### 16.2.2 GLMモデルの比較

### データを読み込む

In [None]:
import polars as pl

housing = pl.read_csv("../data/housing_renamed.csv")
housing.head()

### 各モデルの学習

In [None]:
import statsmodels
import statsmodels.api as sm
import statsmodels.formula.api as smf

In [None]:
def deviance_table(*models):
    return pl.DataFrame({
        "df_residuals": [mod.df_resid for mod in models],
        "resid_stddev": [mod.deviance for mod in models],
        "df": [mod.df_model for mod in models],
        "deviance": [mod.deviance for mod in models]
    })


f1 = "value_per_sq_ft ~ units + sq_ft + boro"
f2 = "value_per_sq_ft ~ units * sq_ft + boro"
f3 = "value_per_sq_ft ~ units + sq_ft * boro + type"
f4 = "value_per_sq_ft ~ units + sq_ft * boro + sq_ft * type"
f5 = "value_per_sq_ft ~ boro + type"

glm1 = smf.glm(f1, data = housing).fit()
glm2 = smf.glm(f2, data = housing).fit()
glm3 = smf.glm(f3, data = housing).fit()
glm4 = smf.glm(f4, data = housing).fit()
glm5 = smf.glm(f5, data = housing).fit()

glm_anova = deviance_table(glm1, glm2, glm3, glm4, glm5)
glm_anova

### ロジスティック回帰におけるモデル比較

In [None]:
# 二値化
housing = (
    housing.with_columns([
        housing["value_per_sq_ft"].map_elements(lambda x: 1 if x >= 150 else 0).alias("high")
    ])
)
display(housing["high"].value_counts())

f1 = "high ~ units + sq_ft + boro"
f2 = "high ~ units * sq_ft + boro"
f3 = "high ~ units + sq_ft * boro + type"
f4 = "high ~ units + sq_ft * boro + sq_ft * type"
f5 = "high ~ boro + type"

logistic = statsmodels.genmod.families.family.Binomial(
    link = statsmodels.genmod.families.links.Logit()
)

glm1 = smf.glm(f1, data = housing, family = logistic).fit()
glm2 = smf.glm(f2, data = housing, family = logistic).fit()
glm3 = smf.glm(f3, data = housing, family = logistic).fit()
glm4 = smf.glm(f4, data = housing, family = logistic).fit()
glm5 = smf.glm(f5, data = housing, family = logistic).fit()
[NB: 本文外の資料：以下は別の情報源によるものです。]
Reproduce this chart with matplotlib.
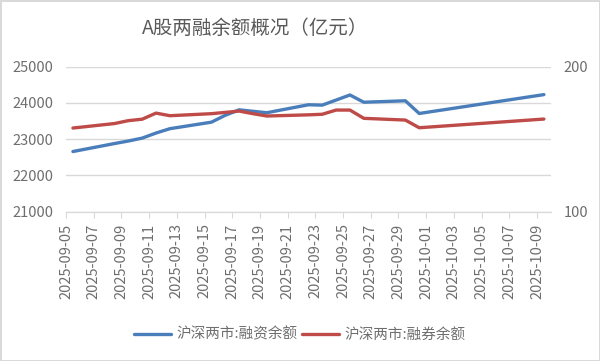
import pandas as pd
import matplotlib
matplotlib.use('Agg')
import matplotlib.pyplot as plt
import matplotlib.dates as mdates

plt.rcParams['font.family'] = ['Noto Sans CJK SC', 'DejaVu Sans']

# trading days and balances (亿元)
dates = ['2025-09-05', '2025-09-08', '2025-09-09', '2025-09-10', '2025-09-11',
         '2025-09-12', '2025-09-15', '2025-09-16', '2025-09-17', '2025-09-18',
         '2025-09-19', '2025-09-22', '2025-09-23', '2025-09-24', '2025-09-25',
         '2025-09-26', '2025-09-29', '2025-09-30', '2025-10-09']
financing = [22660, 22880, 22950, 23030, 23170, 23290, 23470, 23660, 23810, 23770,
             23730, 23950, 23940, 24080, 24220, 24020, 24060, 23710, 24230]
lending = [157.7, 160.8, 162.8, 163.8, 168.0, 166.2, 167.6, 168.5, 169.4, 167.6,
           166.0, 166.8, 167.2, 170.1, 170.1, 164.4, 163.2, 157.9, 163.9]
tick_days = pd.date_range('2025-09-05', '2025-10-09', freq='2D')

txt = '#595959'
tick_txt = '#6e6e6e'
grid = '#d9d9d9'
blue = '#4a7ebb'
red = '#be4b48'

# points sit in the middle of each day slot, like an Excel date axis
x = pd.to_datetime(dates) + pd.Timedelta(hours=12)

fig = plt.figure(figsize=(6, 3.61), dpi=100)
fig.patch.set_edgecolor(grid)
fig.patch.set_linewidth(2)

ax = fig.add_axes([0.11, 0.4136, 0.808, 0.4016])
ax2 = ax.twinx()

ax.plot(x, financing, color=blue, lw=2.4, solid_capstyle='round', label='沪深两市:融资余额', zorder=3)
ax2.plot(x, lending, color=red, lw=2.4, solid_capstyle='round', label='沪深两市:融券余额', zorder=3)

ax.set_ylim(21000, 25000)
ax.set_yticks(range(21000, 25001, 1000))
ax2.set_ylim(100, 200)
ax2.set_yticks([100, 200])
ax.set_xlim(pd.Timestamp('2025-09-05'), pd.Timestamp('2025-10-10'))
ax.set_xticks(tick_days)
ax.xaxis.set_major_formatter(mdates.DateFormatter('%Y-%m-%d'))

ax.grid(axis='y', color=grid, lw=1)
ax.set_axisbelow(True)
for a in (ax, ax2):
    for s in ['top', 'left', 'right']:
        a.spines[s].set_visible(False)
    a.spines['bottom'].set_color(grid)
ax.tick_params(axis='y', length=0, pad=9, colors=tick_txt, labelsize=10.5)
ax2.tick_params(axis='y', length=0, pad=9, colors=tick_txt, labelsize=10.5)
ax.tick_params(axis='x', length=4.5, pad=4, colors=tick_txt, labelsize=10.5,
               labelrotation=90)
ax.tick_params(axis='x', color=grid)

fig.text(0.425, 0.92, 'A股两融余额概况（亿元）', ha='center', va='center',
         fontsize=14, color=txt)

h1, l1 = ax.get_legend_handles_labels()
h2, l2 = ax2.get_legend_handles_labels()
fig.legend(h1 + h2, l1 + l2, loc='center', bbox_to_anchor=(0.5, 0.073), ncol=2,
           frameon=False, fontsize=10.5, labelcolor=tick_txt, handlelength=2.5,
           handletextpad=0.4, columnspacing=0.3)

fig.savefig('out.png', dpi=100)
display(deviance_table(glm1, glm2, glm3, glm4, glm5))

In [None]:
model_names = ["house1", "house2", "house3", "house4", "house5"]
mods = [glm1, glm2, glm3, glm4, glm5]

abic_glm = pl.DataFrame({
    "model": model_names,
    "aic": [mod.aic for mod in mods],
    "bic": [mod.bic for mod in mods]
})

abic_glm.sort(by = ["aic", "bic"])